Sony Pictures Entertainment has had a large proportion of its dirty laundry aired on the internet, with thousands of private emails between high profile producers, executives, and movie stars spilling onto torrent sites. The attack has also revealed payroll information, revealing some of the fees stars receive for appearing in films.
It all came as part of an attack from a hacker group known as GOP that is protesting the imminent release of The Interview, a movie starring James Franco and Seth Rogen all about a fictional plan to assassinate North Korean leader Kim Jong-un.
Now Sony is hitting back in a rather familiar way.
According to Recode, the studio is using hundreds of Amazon Web Services computers in Asia to carry out a denial of service (DoS) attack on the torrent sites where its pilfered documents are available.
It's a tactic that has been employed in the past to try and combat piracy.
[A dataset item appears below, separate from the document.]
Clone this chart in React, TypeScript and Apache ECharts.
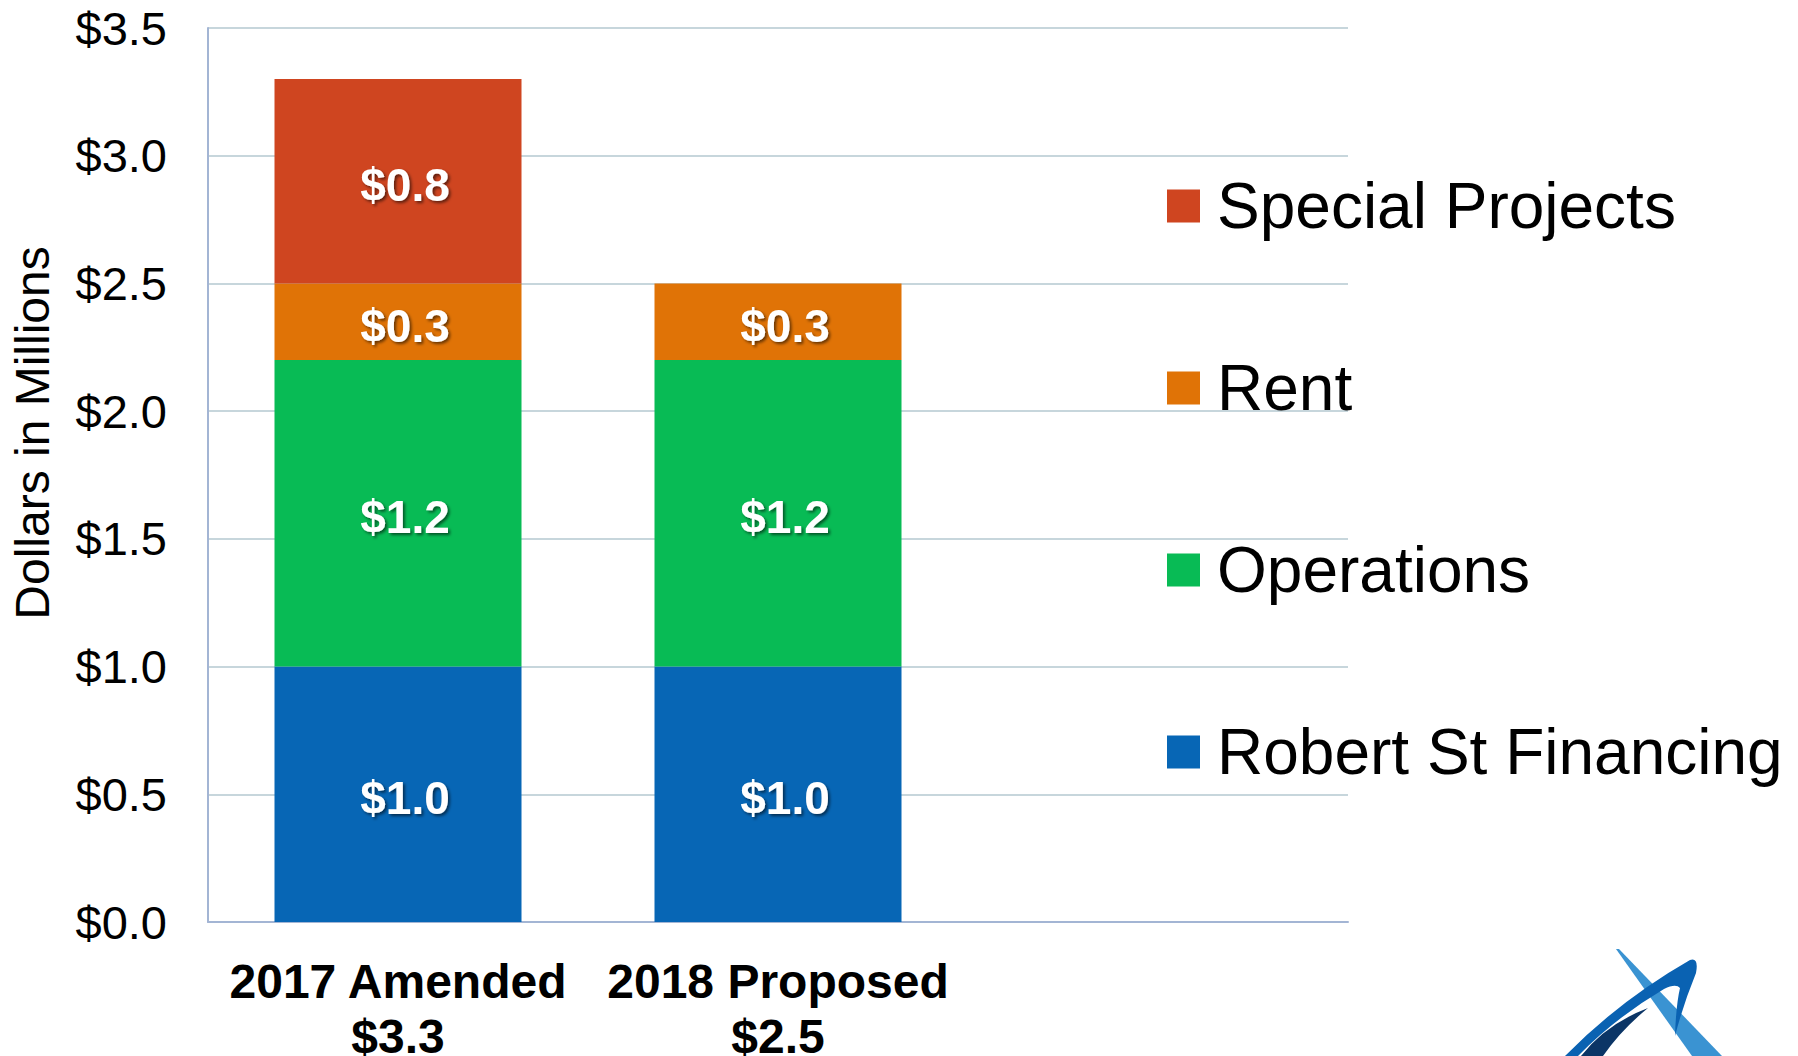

It involves bombarding such sites with thousands of bad "seeds" - essentially useless files that clog up and slow down the process of downloading the genuine prohibited files from sharing sites.
Rather ironically, this is also a common tactic employed by hackers when attacking websites and institutions.
Of course, the latest information dump from the Sony hackers has employed a different file name, which has negated Sony's efforts somewhat.
The North Korean government has denied any involvement with this latest attack on Sony, but has labelled it a "righteous deed."